O tom cordial, que prevaleceu ao longo do evento, de duas horas de duração, ganhou emoção nos instantes finais, quando a empresária Luiza Trajano, presidente do conselho de administração do Magazine Luiza, pediu a palavra.
“Por favor, presidente, nos dê um sinal para baixar os juros, nem as grandes e muito menos as pequenas e médias empresas estão aguentando”, cobrou Trajano, de forma educada, mas firme, sob o olhar surpreso do presidente do BC.
E prosseguiu: “Podemos até fazer um pacto de não subir os preços se o senhor baixar os juros. E reduzir 0,25 ponto percentual não adianta, tem de ser mais”, emendou com uma risada, para quebrar o gelo.
“Não posso comentar sobre a próxima reunião do Copom”, rebateu Campos Neto, demonstrando tranquilidade, referindo-se ao encontro da semana que vem, quando os nove integrantes da diretoria do BC vão decidir se a instituição vai alterar a taxa Selic, hoje em 13,75%.
“Meu voto é de 1 em 9, o trabalho do BC é técnico, trabalhamos com a expectativa de inflação futura e os dados são animadores, é preciso paciência”, emendou o presidente do BC.
Inflação em queda
A pressão pela queda de juros era esperada depois de o Relatório Focus divulgar pela manhã novas estimativas para a inflação do IPCA de 2023, que caiu para 5,42% ante 5,69%da semana anterior - e bem abaixo dos 6,02% de quatro semanas atrás.
O mercado também revisou o avanço da inflação nos próximos três anos.

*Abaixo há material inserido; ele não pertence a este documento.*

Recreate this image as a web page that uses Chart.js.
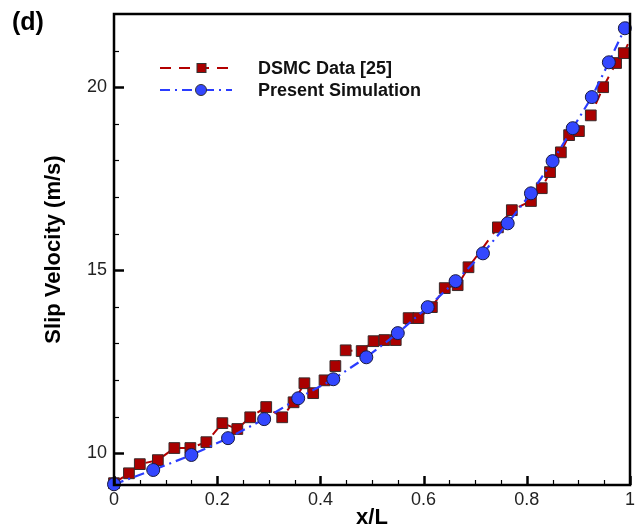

Para 2024, o índice que mede a variação nos preços para o consumidor deve subir 4,04%, ante 4,12% da semana passada. Já em 2025 e 2026, as novas projeções sinalizam aumentos de 3,90% e 3,88%, respectivamente.

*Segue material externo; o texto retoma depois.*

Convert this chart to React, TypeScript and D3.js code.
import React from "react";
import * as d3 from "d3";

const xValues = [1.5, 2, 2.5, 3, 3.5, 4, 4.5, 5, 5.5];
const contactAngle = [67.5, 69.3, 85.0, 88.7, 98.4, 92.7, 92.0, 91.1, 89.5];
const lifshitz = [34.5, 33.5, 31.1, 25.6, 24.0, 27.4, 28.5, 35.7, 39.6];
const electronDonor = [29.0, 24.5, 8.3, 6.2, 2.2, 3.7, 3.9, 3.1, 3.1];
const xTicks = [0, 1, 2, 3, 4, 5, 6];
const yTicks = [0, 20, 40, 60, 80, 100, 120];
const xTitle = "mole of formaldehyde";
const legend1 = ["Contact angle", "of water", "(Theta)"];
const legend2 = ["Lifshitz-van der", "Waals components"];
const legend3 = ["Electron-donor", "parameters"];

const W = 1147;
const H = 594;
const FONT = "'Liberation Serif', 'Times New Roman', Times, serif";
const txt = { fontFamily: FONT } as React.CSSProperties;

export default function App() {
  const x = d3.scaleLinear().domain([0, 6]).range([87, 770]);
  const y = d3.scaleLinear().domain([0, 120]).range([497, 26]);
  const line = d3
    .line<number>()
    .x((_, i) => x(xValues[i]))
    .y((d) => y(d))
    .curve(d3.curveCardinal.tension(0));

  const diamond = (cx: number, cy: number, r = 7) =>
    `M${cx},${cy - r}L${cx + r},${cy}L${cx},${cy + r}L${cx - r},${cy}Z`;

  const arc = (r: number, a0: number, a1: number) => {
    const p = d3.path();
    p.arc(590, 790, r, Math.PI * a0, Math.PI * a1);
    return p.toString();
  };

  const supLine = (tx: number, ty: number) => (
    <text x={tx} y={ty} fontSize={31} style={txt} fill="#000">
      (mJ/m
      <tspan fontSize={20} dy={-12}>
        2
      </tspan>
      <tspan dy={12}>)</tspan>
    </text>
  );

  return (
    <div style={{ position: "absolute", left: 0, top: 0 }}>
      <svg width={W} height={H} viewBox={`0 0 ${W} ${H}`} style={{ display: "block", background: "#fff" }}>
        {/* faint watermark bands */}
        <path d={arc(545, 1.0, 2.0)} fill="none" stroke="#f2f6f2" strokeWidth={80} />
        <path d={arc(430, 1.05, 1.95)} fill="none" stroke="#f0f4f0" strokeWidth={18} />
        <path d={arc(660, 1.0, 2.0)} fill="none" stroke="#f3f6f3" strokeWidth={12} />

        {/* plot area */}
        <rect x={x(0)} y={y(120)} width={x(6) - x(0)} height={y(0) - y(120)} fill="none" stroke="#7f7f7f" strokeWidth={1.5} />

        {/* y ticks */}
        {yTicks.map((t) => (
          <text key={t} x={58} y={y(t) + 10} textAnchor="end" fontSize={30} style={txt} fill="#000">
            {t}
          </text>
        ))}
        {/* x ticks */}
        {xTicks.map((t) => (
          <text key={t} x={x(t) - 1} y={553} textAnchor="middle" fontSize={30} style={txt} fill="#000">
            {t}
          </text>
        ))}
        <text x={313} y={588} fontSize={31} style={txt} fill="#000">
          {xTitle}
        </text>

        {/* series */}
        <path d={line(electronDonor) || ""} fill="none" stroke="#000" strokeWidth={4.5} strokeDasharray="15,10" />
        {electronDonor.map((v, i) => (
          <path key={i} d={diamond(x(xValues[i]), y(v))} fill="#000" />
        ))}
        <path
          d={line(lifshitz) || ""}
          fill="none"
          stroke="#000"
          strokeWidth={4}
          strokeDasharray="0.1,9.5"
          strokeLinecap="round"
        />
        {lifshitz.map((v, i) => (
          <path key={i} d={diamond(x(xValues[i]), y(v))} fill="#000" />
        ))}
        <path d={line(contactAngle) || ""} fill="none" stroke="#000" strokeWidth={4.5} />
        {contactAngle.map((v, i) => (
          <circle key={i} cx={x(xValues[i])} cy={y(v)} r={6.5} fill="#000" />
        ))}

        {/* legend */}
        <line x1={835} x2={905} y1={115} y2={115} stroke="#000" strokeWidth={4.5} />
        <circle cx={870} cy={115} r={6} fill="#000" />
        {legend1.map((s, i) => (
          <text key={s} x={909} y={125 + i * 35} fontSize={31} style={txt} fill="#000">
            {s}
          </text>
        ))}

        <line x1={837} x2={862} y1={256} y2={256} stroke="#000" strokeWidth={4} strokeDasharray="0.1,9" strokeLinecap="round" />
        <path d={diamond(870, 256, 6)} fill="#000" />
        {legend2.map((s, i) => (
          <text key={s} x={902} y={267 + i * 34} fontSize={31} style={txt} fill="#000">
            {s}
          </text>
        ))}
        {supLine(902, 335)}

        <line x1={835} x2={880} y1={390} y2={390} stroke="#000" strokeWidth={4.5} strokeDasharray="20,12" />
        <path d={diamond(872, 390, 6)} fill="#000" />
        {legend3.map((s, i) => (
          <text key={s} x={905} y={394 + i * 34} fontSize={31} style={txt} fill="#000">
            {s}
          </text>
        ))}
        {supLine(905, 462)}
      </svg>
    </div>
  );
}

O PIB de 2023 também foi revisado, de 1,84% de crescimento, acima da última previsão, da semana passada, de 1,68%. A taxa Selic, no entanto, deve fechar o ano em 12,5%.
Antes de Luiza Trajano, Marcelo Silva – vice-presidente do conselho de administração do Magazine Luiza e ex-presidente do IDV – já havia mostrado o efeito dos juros nas empresas do setor. Em 2022, segundo ele, já houve redução sensível no balanço de 27 empresas de capital aberto do varejo, as maiores do setor.

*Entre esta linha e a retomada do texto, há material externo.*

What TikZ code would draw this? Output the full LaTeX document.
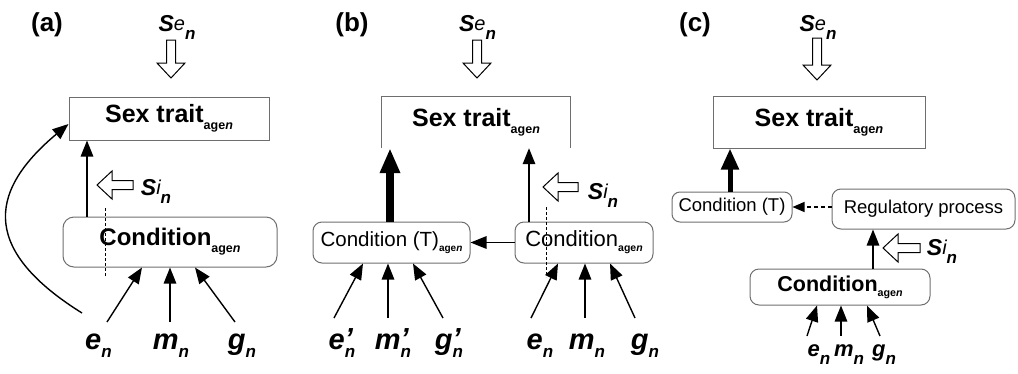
\documentclass[tikz,border=0pt]{standalone}
\usepackage{fontspec}
\setmainfont{Liberation Sans}
\usetikzlibrary{arrows.meta, positioning}
\definecolor{boxcol}{HTML}{6E6E6E}
\newcommand{\agen}[2]{\raisebox{-#2}{\fontsize{#1}{#1}\selectfont\bfseries age\textit{n}}}
\newcommand{\sig}[1]{{\bfseries\itshape S}\raisebox{0.5pt}{\fontsize{20}{20}\selectfont\itshape #1}\raisebox{-8pt}{\fontsize{17}{17}\selectfont\bfseries\itshape n}}
\newcommand{\fac}[2][]{{\bfseries\itshape #2}\rlap{\raisebox{1pt}{\bfseries\itshape #1}}\raisebox{-8pt}{\fontsize{17}{17}\selectfont\bfseries\itshape n}}
\tikzset{
  panel/.style={font=\fontsize{26}{26}\selectfont\bfseries, inner sep=0pt},
  sexbox/.style={draw=boxcol, line width=1pt, inner sep=0pt, font=\fontsize{25}{25}\selectfont\bfseries},
  sextext/.style={inner sep=0pt, font=\fontsize{25}{25}\selectfont\bfseries},
  boxline/.style={draw=boxcol, line width=1pt},
  condbox/.style={draw=boxcol, line width=1pt, rounded corners=9pt, inner sep=0pt},
  arr/.style={-{Triangle[length=16pt,width=12.5pt]}, line width=1.4pt},
  fatarr/.style={-{Triangle[length=25pt,width=19pt]}, line width=8pt},
  fatarrc/.style={-{Triangle[length=21pt,width=17pt]}, line width=5pt},
  dasharr/.style={-{Triangle[length=12pt,width=10pt]}, line width=1.2pt, dash pattern=on 4pt off 3pt},
  dashln/.style={line width=0.9pt, dash pattern=on 3pt off 2pt},
  varnode/.style={anchor=base, font=\fontsize{29}{29}\selectfont, inner sep=1pt},
  varsmall/.style={anchor=base, font=\fontsize{22}{22}\selectfont, inner sep=1pt},
  signode/.style={font=\fontsize{23}{23}\selectfont, inner sep=0pt},
  pics/hollow/.style={code={
    \draw[line width=1pt, fill=white] (0,0) -- (-15,14) -- (-15,4.5) -- (-#1,4.5)
      -- (-#1,-4.5) -- (-15,-4.5) -- (-15,-14) -- cycle;}},
}
\begin{document}
\begin{tikzpicture}[x=1pt, y=-1pt]
  \useasboundingbox (0,0) rectangle (1018,373);
  % (a)
  \node[panel] (labA) at (47,25) {(a)};
  \node[signode] (seA) at (177,27) {\sig{e}};
  \pic[rotate=-90] at (171,78) {hollow=38};
  \node[sexbox, minimum width=200, minimum height=43] (sexA) at (169,118.5) {Sex trait\agen{12.5}{7pt}};
  \node[condbox, minimum width=214, minimum height=50, rounded corners=11pt,
        font=\fontsize{24}{24}\selectfont\bfseries] (condA) at (170,242) {Condition\agen{12.5}{7pt}};
  \draw[arr] ([xshift=-83]condA.north) -- ([xshift=-83]condA.north |- sexA.south);
  \draw[dashln] (105,208) -- (105,277);
  \pic[rotate=180] at (97,185) {hollow=36};
  \node[signode] (siA) at (156,191) {\sig{i}};
  \node[varnode] (eA) at (98.5,349) {\fac{e}};
  \node[varnode] (mA) at (171,349) {\fac{m}};
  \node[varnode] (gA) at (242,349) {\fac{g}};
  \coordinate (maT) at (condA.south);
  \draw[arr] ([xshift=8.5,yshift=27]eA.base) -- ([xshift=-28]condA.south);
  \draw[arr] ([yshift=27]mA.base -| maT) -- (maT);
  \draw[arr] ([xshift=-7,yshift=27]gA.base) -- ([xshift=25]condA.south);
  \draw[arr] ([xshift=-16.5,yshift=36]eA.base) .. controls +(-96,-60) and +(-85,71) .. ([yshift=-5.5]sexA.west);
  % (b)
  \node[panel] (labB) at (352,25) {(b)};
  \node[signode] (seB) at (477.5,27) {\sig{e}};
  \pic[rotate=-90] at (477,78) {hollow=38};
  \node[sextext, minimum width=188, minimum height=51] (sexB) at (476,122.5) {Sex trait\agen{12.5}{7pt}};
  \draw[boxline] (sexB.south west) -- (sexB.north west) -- (sexB.north east) -- (sexB.south east);
  \node[condbox, minimum width=157, minimum height=41,
        font=\fontsize{20.5}{20.5}\selectfont] (condTB) at (391.5,242.5) {Condition (T)\agen{10}{5pt}};
  \node[condbox, minimum width=138, minimum height=41,
        font=\fontsize{22}{22}\selectfont] (condB) at (584,242.5) {Condition\agen{10.5}{5pt}};
  \draw[fatarr] ([xshift=-1.5]condTB.north) -- ([xshift=-1.5]condTB.north |- sexB.south);
  \draw[arr] ([xshift=-55]condB.north) -- ([xshift=-55]condB.north |- sexB.south);
  \draw[arr] (condB) -- (condTB);
  \draw[dashln] (546,207) -- (546,277);
  \pic[rotate=180] at (543,187) {hollow=35};
  \node[signode] (siB) at (603,195) {\sig{i}};
  \node[varnode] (epB) at (342,349) {\fac[']{e}};
  \node[varnode] (mpB) at (393,349) {\fac[']{m}};
  \node[varnode] (gpB) at (449,349) {\fac[']{g}};
  \node[varnode] (eB) at (540,349) {\fac{e}};
  \node[varnode] (mB) at (587,349) {\fac{m}};
  \node[varnode] (gB) at (645,349) {\fac{g}};
  \coordinate (mpT) at ([xshift=-3.5]condTB.south);
  \coordinate (mbT) at ([xshift=1]condB.south);
  \draw[arr] ([xshift=-8,yshift=31]epB.base) -- ([xshift=-28.5]condTB.south);
  \draw[arr] ([yshift=31]mpB.base -| mpT) -- (mpT);
  \draw[arr] ([xshift=-6,yshift=31]gpB.base) -- ([xshift=21.5]condTB.south);
  \draw[arr] ([xshift=-9,yshift=31]eB.base) -- ([xshift=-26]condB.south);
  \draw[arr] ([yshift=31]mB.base -| mbT) -- (mbT);
  \draw[arr] ([xshift=-10,yshift=31]gB.base) -- ([xshift=26]condB.south);
  % (c)
  \node[panel] (labC) at (695,25) {(c)};
  \node[signode] (seC) at (818,27) {\sig{e}};
  \pic[rotate=-90] at (817,80) {hollow=42};
  \node[sexbox, minimum width=212, minimum height=52] (sexC) at (819,122) {Sex trait\agen{12.8}{7pt}};
  \node[condbox, minimum width=120, minimum height=30, rounded corners=8pt,
        font=\fontsize{18.5}{18.5}\selectfont] (condTC) at (732,207) {Condition (T)};
  \node[condbox, minimum width=183, minimum height=40,
        font=\fontsize{18.5}{18.5}\selectfont] (regC) at (923.5,209) {Regulatory process};
  \node[condbox, minimum width=180, minimum height=36,
        font=\fontsize{21.5}{21.5}\selectfont\bfseries] (condC) at (840,287) {Condition\agen{10.7}{5pt}};
  \draw[fatarrc] ([xshift=-2]condTC.north) -- ([xshift=-2]condTC.north |- sexC.south);
  \draw[dasharr] (regC.west |- condTC.east) -- (condTC.east);
  \draw[arr] ([xshift=33]condC.north) -- ([xshift=33]condC.north |- regC.south);
  \pic[rotate=180] at (883,248) {hollow=37};
  \node[signode] (siC) at (942,251) {\sig{i}};
  \node[varsmall] (eC) at (819,356) {\fac{e}};
  \node[varsmall] (mC) at (849,356) {\fac{m}};
  \node[varsmall] (gC) at (884,356) {\fac{g}};
  \coordinate (mcT) at ([xshift=1]condC.south);
  \draw[arr] ([xshift=-12,yshift=20]eC.base) -- ([xshift=-23]condC.south);
  \draw[arr] ([yshift=20]mC.base -| mcT) -- (mcT);
  \draw[arr] ([xshift=-4,yshift=20]gC.base) -- ([xshift=27]condC.south);
\end{tikzpicture}
\end{document}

“Em 2023, os juros correspondem a 32% das despesas financeiras”, afirmou Silva, apontando que as maiores varejistas saíram de um lucro médio de 1,9% no primeiro trimestre de 2022 para um resultado negativo de 1,5% no primeiro trimestre deste ano: “Essa carga está se tornando insuportável.”
Antônio Carlos Pipponzi, presidente do conselho de Administração da RD (Raia Drogasil), a maior empresa farmacêutica varejista do Brasil, também reclamou que “a dor está demais” para o setor.
Campos Neto reforçou alguns argumentos usados anteriormente, lembrando que não adianta “apressar” a queda de juros. “Só quando a taxa de juros de longo prazo cai que permite a queda da Selic”, disse, lembrando que o BC forçou uma queda de juros entre 2012 e 2013 que durou pouco. “O ciclo monetário é de 2 anos ou 2,5 anos, subimos os juros 9%, o mesmo que o Chile, e o juro real brasileiro é o menos alto da média histórica”, argumentou.
Já no fim do evento, quando foi cobrado por Luiza Trajano, Campos Neto usou um tom descontraído ao responder à empresária, afirmando ter certeza de que, quando voltar ao IDV no próximo ano, os varejistas, olhando em retrospectiva, farão uma avaliação positiva do trabalho do BC.
“Quando o senhor voltar daqui a um ano vai ter muita empresa quebrada...”, respondeu Trajano.